Javascript: Passing an argument to a function within a function

The main reason is something called variable shadowing.

It means that if you have a variable with the same name in your closest scope, it will over-shadow and thus have priority over any variables of the same name in higher scopes.

function statement(number, name, position) {
//                         ^^^^  ^^^^^^^^ these are further in scope
  return function(name, position){
  //              ^^^^  ^^^^^^^^  these are closer in scope
    return `${name} ${position} is ${number} years old.`;
  }
}

In your example, name and position closest in scope will always be taken, which is the parameter list of the returned function, not the parameters of the statement function.

Since you're calling the returned function without any arguments, you're effectively passing in undefined for both name and position.

The name and position in the upper scope in this situation will never be used (will always be overshadowed) so you might as well remove them.
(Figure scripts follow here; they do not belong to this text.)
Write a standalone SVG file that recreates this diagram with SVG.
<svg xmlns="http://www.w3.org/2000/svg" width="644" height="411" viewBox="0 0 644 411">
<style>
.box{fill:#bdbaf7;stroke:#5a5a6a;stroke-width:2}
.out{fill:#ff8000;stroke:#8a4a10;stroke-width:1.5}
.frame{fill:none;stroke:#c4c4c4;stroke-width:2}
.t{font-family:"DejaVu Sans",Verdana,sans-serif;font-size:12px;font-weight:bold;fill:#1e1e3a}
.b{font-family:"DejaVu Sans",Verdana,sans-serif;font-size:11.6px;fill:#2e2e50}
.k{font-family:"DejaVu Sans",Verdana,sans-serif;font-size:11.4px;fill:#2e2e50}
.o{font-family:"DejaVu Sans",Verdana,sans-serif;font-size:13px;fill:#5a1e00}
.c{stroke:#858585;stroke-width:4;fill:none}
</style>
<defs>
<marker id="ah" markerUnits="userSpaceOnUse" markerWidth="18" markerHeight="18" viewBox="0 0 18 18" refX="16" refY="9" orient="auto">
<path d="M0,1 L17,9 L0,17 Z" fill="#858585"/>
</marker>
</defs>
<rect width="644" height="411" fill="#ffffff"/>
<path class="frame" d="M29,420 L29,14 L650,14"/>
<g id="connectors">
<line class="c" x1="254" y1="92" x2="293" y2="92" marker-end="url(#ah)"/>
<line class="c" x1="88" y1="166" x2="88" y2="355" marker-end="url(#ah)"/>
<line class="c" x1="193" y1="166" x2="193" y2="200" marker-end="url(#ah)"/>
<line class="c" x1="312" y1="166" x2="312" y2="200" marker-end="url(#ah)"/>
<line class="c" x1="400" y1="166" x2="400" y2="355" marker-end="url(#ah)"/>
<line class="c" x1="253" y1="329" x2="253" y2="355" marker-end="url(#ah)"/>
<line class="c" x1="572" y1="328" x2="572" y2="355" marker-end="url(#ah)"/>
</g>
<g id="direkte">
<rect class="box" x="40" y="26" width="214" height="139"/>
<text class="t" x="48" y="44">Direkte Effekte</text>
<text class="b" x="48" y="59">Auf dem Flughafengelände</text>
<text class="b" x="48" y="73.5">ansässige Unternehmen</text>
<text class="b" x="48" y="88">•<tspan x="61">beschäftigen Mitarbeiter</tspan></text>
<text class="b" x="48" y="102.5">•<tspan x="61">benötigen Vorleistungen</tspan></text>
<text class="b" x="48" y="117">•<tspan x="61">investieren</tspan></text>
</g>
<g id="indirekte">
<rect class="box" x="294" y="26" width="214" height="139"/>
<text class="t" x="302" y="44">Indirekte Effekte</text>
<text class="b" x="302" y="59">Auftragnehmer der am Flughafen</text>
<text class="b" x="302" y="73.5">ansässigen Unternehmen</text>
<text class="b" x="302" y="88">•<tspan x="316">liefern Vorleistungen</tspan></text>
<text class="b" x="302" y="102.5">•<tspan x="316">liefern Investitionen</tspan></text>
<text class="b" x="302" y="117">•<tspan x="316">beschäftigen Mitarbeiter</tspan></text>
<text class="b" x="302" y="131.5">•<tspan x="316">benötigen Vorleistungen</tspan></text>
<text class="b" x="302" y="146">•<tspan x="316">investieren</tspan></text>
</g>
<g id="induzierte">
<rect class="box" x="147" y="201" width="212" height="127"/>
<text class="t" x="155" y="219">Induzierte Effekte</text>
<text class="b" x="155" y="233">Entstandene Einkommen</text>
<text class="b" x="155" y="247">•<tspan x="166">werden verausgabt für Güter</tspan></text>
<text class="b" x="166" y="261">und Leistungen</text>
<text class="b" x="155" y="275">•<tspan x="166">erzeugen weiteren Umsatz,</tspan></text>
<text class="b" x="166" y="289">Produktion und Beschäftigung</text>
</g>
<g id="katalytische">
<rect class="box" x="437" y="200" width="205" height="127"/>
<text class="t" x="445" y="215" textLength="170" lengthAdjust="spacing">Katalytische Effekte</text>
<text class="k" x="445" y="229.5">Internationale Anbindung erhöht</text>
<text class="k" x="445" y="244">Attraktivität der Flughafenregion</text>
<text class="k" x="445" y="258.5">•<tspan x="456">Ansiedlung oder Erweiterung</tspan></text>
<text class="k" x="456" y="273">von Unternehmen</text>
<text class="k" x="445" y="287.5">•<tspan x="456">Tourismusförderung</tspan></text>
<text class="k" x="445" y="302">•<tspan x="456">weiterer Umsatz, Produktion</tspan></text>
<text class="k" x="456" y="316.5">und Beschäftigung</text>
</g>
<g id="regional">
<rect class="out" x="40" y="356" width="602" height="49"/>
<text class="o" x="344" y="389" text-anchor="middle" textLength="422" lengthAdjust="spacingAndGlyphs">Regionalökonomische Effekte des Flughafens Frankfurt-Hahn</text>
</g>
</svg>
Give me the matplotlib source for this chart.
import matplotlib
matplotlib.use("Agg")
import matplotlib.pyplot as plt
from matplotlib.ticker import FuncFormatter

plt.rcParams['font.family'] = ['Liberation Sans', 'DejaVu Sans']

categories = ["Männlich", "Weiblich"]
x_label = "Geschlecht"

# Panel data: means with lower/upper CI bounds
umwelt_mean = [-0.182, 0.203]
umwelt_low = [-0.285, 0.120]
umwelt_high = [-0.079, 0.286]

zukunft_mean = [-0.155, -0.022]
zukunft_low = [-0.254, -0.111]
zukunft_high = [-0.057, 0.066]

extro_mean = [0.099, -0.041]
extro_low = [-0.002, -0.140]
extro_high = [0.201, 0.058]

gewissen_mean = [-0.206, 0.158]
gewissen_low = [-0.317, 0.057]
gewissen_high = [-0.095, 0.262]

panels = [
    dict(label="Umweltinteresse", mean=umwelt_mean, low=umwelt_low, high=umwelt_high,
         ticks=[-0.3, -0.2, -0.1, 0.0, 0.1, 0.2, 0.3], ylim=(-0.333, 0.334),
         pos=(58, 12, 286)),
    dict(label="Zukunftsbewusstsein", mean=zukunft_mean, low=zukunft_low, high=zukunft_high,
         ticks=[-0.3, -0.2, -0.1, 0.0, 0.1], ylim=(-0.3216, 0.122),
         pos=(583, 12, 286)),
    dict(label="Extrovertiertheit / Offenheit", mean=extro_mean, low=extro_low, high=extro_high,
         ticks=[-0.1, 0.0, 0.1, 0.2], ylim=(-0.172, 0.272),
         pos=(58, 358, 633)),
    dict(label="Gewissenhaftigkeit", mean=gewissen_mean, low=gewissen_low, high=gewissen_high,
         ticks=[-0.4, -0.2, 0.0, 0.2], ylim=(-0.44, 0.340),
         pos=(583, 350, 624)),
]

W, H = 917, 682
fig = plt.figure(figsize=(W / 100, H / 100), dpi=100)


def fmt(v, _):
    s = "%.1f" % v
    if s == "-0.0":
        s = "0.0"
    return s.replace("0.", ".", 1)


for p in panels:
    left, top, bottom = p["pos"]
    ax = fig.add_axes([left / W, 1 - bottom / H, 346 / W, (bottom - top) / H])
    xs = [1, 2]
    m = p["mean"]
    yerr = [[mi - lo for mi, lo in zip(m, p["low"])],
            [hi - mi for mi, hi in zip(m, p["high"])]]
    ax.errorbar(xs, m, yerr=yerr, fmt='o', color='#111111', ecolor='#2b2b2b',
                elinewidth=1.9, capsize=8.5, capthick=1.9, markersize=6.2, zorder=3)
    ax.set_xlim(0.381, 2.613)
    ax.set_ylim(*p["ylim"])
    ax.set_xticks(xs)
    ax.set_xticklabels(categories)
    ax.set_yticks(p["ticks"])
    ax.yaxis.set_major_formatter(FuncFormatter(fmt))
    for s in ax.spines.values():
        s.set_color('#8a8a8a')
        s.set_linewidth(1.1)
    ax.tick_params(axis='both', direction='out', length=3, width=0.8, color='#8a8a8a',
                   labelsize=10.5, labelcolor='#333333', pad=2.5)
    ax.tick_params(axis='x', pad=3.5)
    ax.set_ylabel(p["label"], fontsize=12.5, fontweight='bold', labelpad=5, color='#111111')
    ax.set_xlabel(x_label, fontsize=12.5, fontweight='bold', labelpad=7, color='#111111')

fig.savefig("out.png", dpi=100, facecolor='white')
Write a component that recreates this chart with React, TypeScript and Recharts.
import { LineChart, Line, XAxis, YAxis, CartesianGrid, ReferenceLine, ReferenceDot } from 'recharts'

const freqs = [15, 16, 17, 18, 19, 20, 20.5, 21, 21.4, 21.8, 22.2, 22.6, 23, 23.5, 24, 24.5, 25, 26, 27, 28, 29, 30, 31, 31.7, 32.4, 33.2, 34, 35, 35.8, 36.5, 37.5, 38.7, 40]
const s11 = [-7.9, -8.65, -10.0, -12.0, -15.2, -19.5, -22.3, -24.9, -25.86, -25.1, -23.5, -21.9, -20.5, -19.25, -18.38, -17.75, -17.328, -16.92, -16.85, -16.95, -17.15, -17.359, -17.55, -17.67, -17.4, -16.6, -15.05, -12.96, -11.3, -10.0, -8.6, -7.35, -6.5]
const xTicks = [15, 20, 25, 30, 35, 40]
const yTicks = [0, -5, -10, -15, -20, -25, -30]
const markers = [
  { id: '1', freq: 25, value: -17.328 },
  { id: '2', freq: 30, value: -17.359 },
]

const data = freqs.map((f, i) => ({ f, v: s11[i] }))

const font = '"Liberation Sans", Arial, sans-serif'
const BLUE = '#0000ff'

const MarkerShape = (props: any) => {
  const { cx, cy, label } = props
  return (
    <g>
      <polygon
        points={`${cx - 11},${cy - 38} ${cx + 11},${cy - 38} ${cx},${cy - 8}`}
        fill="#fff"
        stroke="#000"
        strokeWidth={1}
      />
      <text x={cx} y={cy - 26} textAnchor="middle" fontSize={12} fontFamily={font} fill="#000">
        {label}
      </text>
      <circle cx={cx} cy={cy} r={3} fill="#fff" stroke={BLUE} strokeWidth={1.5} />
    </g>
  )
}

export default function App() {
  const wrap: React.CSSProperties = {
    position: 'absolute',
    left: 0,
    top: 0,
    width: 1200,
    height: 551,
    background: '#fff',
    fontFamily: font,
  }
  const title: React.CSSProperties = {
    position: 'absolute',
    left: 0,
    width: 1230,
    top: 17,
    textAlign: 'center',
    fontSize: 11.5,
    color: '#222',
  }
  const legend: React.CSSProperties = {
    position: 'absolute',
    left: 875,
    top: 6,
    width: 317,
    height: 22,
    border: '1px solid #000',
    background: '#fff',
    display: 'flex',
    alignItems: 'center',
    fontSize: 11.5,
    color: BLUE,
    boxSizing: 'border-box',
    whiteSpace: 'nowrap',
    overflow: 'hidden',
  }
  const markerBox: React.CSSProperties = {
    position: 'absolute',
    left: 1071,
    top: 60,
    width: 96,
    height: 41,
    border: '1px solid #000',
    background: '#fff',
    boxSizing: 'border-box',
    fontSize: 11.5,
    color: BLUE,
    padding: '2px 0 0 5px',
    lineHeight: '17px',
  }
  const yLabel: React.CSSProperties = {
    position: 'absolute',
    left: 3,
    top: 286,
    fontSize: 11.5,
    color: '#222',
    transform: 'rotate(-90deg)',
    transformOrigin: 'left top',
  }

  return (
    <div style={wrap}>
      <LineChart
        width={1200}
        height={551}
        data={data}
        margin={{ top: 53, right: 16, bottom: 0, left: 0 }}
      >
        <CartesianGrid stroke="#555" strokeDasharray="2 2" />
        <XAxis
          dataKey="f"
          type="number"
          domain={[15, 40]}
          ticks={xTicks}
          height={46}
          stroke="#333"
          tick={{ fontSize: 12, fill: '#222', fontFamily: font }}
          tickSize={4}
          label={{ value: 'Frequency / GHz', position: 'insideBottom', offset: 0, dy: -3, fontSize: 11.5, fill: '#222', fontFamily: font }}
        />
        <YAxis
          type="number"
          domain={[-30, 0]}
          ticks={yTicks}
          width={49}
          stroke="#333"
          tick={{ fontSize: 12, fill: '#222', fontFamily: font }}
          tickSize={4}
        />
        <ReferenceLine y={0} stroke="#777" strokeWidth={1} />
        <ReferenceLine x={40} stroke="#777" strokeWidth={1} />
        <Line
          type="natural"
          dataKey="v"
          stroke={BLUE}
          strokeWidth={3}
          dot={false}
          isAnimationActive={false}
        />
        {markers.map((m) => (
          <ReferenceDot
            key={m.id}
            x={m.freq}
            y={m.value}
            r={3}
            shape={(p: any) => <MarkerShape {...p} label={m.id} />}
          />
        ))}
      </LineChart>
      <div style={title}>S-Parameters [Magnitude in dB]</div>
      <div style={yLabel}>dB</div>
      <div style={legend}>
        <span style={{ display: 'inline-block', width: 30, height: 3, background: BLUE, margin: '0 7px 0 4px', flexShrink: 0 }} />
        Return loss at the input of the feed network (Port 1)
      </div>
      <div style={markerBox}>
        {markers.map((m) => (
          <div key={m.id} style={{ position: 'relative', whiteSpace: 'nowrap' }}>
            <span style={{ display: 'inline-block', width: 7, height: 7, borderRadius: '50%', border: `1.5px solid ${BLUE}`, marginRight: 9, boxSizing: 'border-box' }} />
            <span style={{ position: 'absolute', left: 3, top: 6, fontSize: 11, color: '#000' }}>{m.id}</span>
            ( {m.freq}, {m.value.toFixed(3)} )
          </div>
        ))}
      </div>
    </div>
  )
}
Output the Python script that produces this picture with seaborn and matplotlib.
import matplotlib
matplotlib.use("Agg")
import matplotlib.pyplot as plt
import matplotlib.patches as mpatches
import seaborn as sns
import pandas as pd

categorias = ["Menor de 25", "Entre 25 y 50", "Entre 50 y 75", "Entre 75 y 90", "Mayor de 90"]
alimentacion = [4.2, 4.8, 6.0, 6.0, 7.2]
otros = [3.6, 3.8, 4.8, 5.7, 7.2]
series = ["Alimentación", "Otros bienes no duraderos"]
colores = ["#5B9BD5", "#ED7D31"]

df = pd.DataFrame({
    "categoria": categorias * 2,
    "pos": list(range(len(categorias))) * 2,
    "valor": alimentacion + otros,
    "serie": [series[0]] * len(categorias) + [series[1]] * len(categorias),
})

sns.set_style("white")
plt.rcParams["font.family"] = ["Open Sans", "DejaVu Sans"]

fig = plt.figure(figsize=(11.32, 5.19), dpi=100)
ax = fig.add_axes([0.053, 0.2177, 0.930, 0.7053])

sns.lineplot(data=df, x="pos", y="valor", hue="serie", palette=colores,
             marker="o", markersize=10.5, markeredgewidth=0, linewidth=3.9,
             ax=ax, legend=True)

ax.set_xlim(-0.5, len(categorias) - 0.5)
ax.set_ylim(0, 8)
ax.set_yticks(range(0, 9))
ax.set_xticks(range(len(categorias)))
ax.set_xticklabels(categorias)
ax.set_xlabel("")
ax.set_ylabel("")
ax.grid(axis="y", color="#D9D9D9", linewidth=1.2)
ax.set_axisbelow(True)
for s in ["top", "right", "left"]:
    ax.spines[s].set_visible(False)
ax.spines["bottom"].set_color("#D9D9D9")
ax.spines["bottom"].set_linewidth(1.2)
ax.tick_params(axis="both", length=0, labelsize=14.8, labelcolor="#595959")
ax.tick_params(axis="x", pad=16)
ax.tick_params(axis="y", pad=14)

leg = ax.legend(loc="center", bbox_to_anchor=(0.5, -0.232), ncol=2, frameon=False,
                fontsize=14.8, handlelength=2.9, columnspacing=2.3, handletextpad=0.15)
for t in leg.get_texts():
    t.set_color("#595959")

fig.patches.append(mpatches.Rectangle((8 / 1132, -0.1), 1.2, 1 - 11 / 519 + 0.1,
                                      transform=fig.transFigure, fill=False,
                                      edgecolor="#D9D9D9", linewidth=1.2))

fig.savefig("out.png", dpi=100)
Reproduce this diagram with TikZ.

function statement(number) {
  return function(name, position){
    return `${name} ${position} is ${number} years old.`;
  }
}

console.log(
  statement('two')('ayen', 'what')
);

If you want them to be used, you must remove the ones in the closer scope then:

function statement1(number, name, position) {
  return function(){
    return `${name} ${position} is ${number} years old.`;
  }
}

console.log(
  statement1('two', 'ayen', 'what')()
);

If you want the behavior you presumed in your question, which is that name and position will be taken from the inner scope if not available in the upper scope, you must use distinct names and add some conditionals:

function statement1(number, name, position) {
  return function(name2, position2){
    const n = name2 ?? name;
    const p = position2 ?? position;
    return `${n} ${p} is ${number} years old.`;
  }
}

console.log(
  statement1('two', 'ayen', 'what')()
);

console.log(
  statement1('two')('ayen', 'what')
);